There’s a strong ecological concern in Lambert’s piece that I’m glossing over for sake of space. But at least as friendship might shape “a theology of our mission among our fellow human beings,” Lambert proposes three “moves”:

1. “Instead of gearing all energies to getting a message told, a missionary’s primary call is to establish relationships… A Christian does not make friends in order to buy a hearing for a verbal message. Rather, a Christian makes friends because God has made friends, and he or she understands that ‘friendly’ is the mysterious secret of the love of God in the world. Friendship among people is, at best, the mirror into which we can look to see God reflected—just there, in front of the glare of our own faces.”

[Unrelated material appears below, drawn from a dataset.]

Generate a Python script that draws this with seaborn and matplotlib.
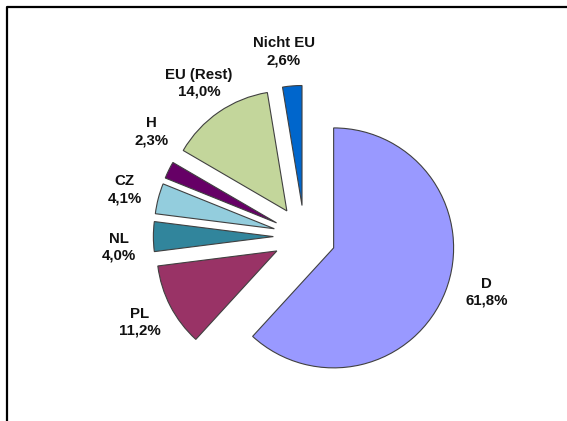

(Incidentally, she also suggests implications here for scholarship, “by granting concern not only for accuracy in observation, integrity in reporting, and creativity in suggesting possible application, but also by granting a posture of openness, humility, and respect toward whatever is a subject for study.” All of which should be familiar to anyone who read our book on Pietism and higher education.)

2. “Conversion ceases to be an accurate label for the still essential process of having one’s life ‘turned around.’ Instead it might be better to think of ‘finding and being found.’  Instead of seeking conversion expressible in assent to standard verbal formulae, the Christian in mission seeks, through becoming a friend, to elicit a response of affection and loyalty. This means loyalty not only to her- or himself, but also to the Friend in whose name she or he attends to the other, listening intently for the other to begin to let the true soul show.”

3. “Instead of responding to a commandment to ‘go and do unto,’ the missionary responds to, and offers, an invitation to come along and be with.” Here Lambert is thinking about the Great Commission, and suggesting that the nature of the authority given to Jesus “emerged gradually in the awareness of the hearers and eventual disciples who were surprised to discover it. They had responded to a simple invitation: ‘Come, follow me.’ Only afterwards did they begin to grasp whom it was they had followed, and whom they had come to love, trust, and grant their loyalty.”

It’s a rich, rewarding read, and certainly helps me think more deeply about our claim that mission is “the befriending of others.” You can find the full essay (along with the rest of Amicus Dei) digitized in the Frisk Collection of Covenant Literature.